IMF Executive Board Approves US$76.8 Million In Emergency Post-Conflict Assistance to LebanonPress Release No. 07/86
May 4, 2007
The Executive Board of the International Monetary Fund (IMF) has approved an amount equivalent to SDR 50.75 million (about US$76.8 million) in Emergency Post-Conflict Assistance (EPCA) to Lebanon in support of the authorities' economic program for 2007.
The objectives of the IMF supported program are to protect financial stability, contain the budget deficit, and to initiate structural reforms that are crucial to the success of the authorities' medium-term reform program for 2007-2011. The EPCA would provide an appropriate support for the transitional challenges of moving from post-conflict situation to a program of fiscal adjustment starting in 2008. The IMF's support through EPCA is a key part of a concerted international effort to provide financial assistance to Lebanon.
Following the Executive Board's April 9 discussion on Lebanon, Mr. Murilo Portugal, Deputy Managing Director and Acting Chair, stated:
"The July 2006 conflict imposed a heavy human and economic toll on Lebanon, with severe damage to infrastructure, the displacement of people, and a slow down of economic activity. At the same time, the country's financial markets weathered the crisis well. Financial stability and confidence in the exchange rate peg were maintained owing to the central bank's skillful management, the banking system's strong liquidity position, and the timely deposits by Saudi Arabia and Kuwait in the central bank.

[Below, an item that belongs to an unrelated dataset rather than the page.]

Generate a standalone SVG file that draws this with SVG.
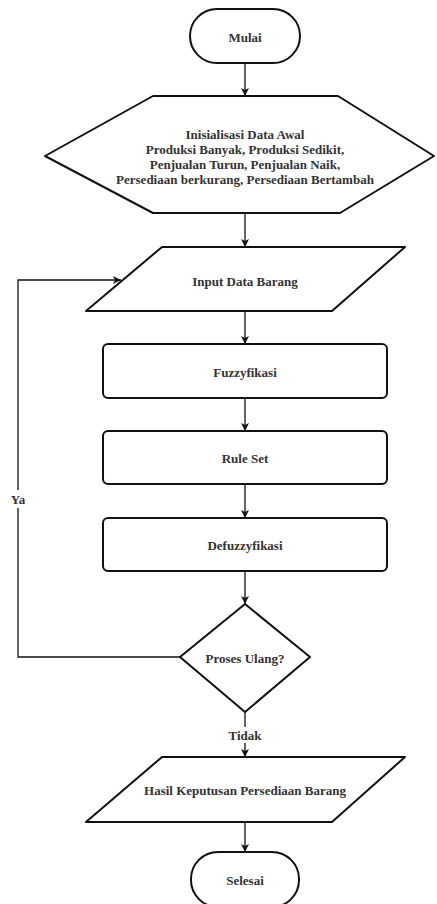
<svg xmlns="http://www.w3.org/2000/svg" width="437" height="904" viewBox="0 0 437 904">
<defs>
<marker id="arr" markerWidth="10" markerHeight="10" refX="8" refY="4" orient="auto" markerUnits="userSpaceOnUse">
<path d="M0,0 L8,4 L0,8 L2,4 z" fill="#111"/>
</marker>
<style>
.s{fill:#fff;stroke:#111;stroke-width:2;stroke-linejoin:round}
.t{font-family:"Liberation Serif","Times New Roman",serif;font-weight:bold;font-size:13px;fill:#333;text-anchor:middle;dominant-baseline:central}
.c{fill:none;stroke:#111;stroke-width:1.3}
</style>
</defs>
<rect width="437" height="904" fill="#fff"/>
<g id="connectors">
<line class="c" x1="245" y1="63" x2="245" y2="96" marker-end="url(#arr)"/>
<line class="c" x1="245" y1="213" x2="245" y2="247" marker-end="url(#arr)"/>
<line class="c" x1="245" y1="311" x2="245" y2="344" marker-end="url(#arr)"/>
<line class="c" x1="245" y1="398" x2="245" y2="431" marker-end="url(#arr)"/>
<line class="c" x1="245" y1="484" x2="245" y2="518" marker-end="url(#arr)"/>
<line class="c" x1="245" y1="571" x2="245" y2="604" marker-end="url(#arr)"/>
<polyline class="c" points="180,657 18,657 18,280 121,280" marker-end="url(#arr)"/>
<line class="c" x1="245" y1="712" x2="245" y2="757" marker-end="url(#arr)"/>
<line class="c" x1="245" y1="822" x2="245" y2="852" marker-end="url(#arr)"/>
<rect x="7" y="490" width="22" height="18" fill="#fff"/>
<text class="t" x="18" y="499">Ya</text>
<rect x="224" y="727" width="42" height="16" fill="#fff"/>
<text class="t" x="245" y="735">Tidak</text>
</g>
<g id="mulai">
<rect class="s" x="190" y="9" width="110" height="54" rx="27" ry="27"/>
<text class="t" x="245" y="37">Mulai</text>
</g>
<g id="inisialisasi">
<polygon class="s" points="153,96 338,96 434,156 340,213 153,213 45,156"/>
<text class="t" x="245" y="134">Inisialisasi Data Awal</text>
<text class="t" x="245" y="149">Produksi Banyak, Produksi Sedikit,</text>
<text class="t" x="245" y="164">Penjualan Turun, Penjualan Naik,</text>
<text class="t" x="245" y="179">Persediaan berkurang, Persediaan Bertambah</text>
</g>
<g id="input">
<polygon class="s" points="162,247 405,247 332,311 86,311"/>
<text class="t" x="245" y="281">Input Data Barang</text>
</g>
<g id="fuzzyfikasi">
<rect class="s" x="103" y="344" width="284" height="54" rx="5"/>
<text class="t" x="245" y="372">Fuzzyfikasi</text>
</g>
<g id="ruleset">
<rect class="s" x="103" y="431" width="284" height="53" rx="5"/>
<text class="t" x="245" y="458">Rule Set</text>
</g>
<g id="defuzzyfikasi">
<rect class="s" x="103" y="518" width="284" height="53" rx="5"/>
<text class="t" x="245" y="545">Defuzzyfikasi</text>
</g>
<g id="proses">
<polygon class="s" points="245,604 310,657 245,712 180,657"/>
<text class="t" x="245" y="658">Proses Ulang?</text>
</g>
<g id="hasil">
<polygon class="s" points="162,757 405,757 332,822 86,822"/>
<text class="t" x="245" y="790">Hasil Keputusan Persediaan Barang</text>
</g>
<g id="selesai">
<rect class="s" x="191" y="852" width="108" height="55" rx="27" ry="27"/>
<text class="t" x="245" y="880">Selesai</text>
</g>
</svg>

"2007 will be a difficult transition year. Prospects for an economic recovery in 2007 are weak owing to the ongoing political tensions. The authorities face a difficult post-conflict environment, as well as challenges stemming from a large debt overhang and financial vulnerabilities. Against this background, the authorities have developed an ambitious medium-term reform program that was supported by donors at the Paris III conference. The program aims at significantly reducing the debt-to-GDP ratio over the next five years. Support from donors in the form of grants and concessional lending will assist in achieving these objectives. Part of the amounts pledged at the Paris III conference will be available for debt reduction, and the rest for project financing.
"The authorities' program for 2007, which will be supported by the Fund's Emergency Post-Conflict Assistance, focuses on maintaining financial stability and containing the primary fiscal deficit while accommodating reconstruction and relief spending. Keeping the excise rates on gasoline products at the levels prevailing in March will be a key measure to achieve the deficit objective. The authorities' financing strategy for 2007 relies on the timely disbursement of donor support, which is also important in limiting the further build-up of government debt.
"In the course of 2007, the authorities plan to initiate important structural reforms that will support their medium-term reform and debt reduction objectives. These include actions to strengthen public financial management so as to better align spending with budget priorities; reforms in the social and energy sectors with a view to containing open-ended government transfers to the social security system and to the power utility; and introduction of a global income tax, which would lead to a more equitable sharing of the burden of fiscal adjustment.
"The authorities are committed to exchange rate stability. Given the domestic and regional political environment, Lebanon remains highly exposed to possible swings in confidence. Thus, maintaining a comfortable level of international reserves will remain a key program objective. The authorities consider that, if financial pressures re-emerge, the exchange rate peg can be protected by the international reserves buffer and interest rate increases, but they recognize that if pressures persist, a faster pace of fiscal adjustment may be needed," Mr. Portugal said.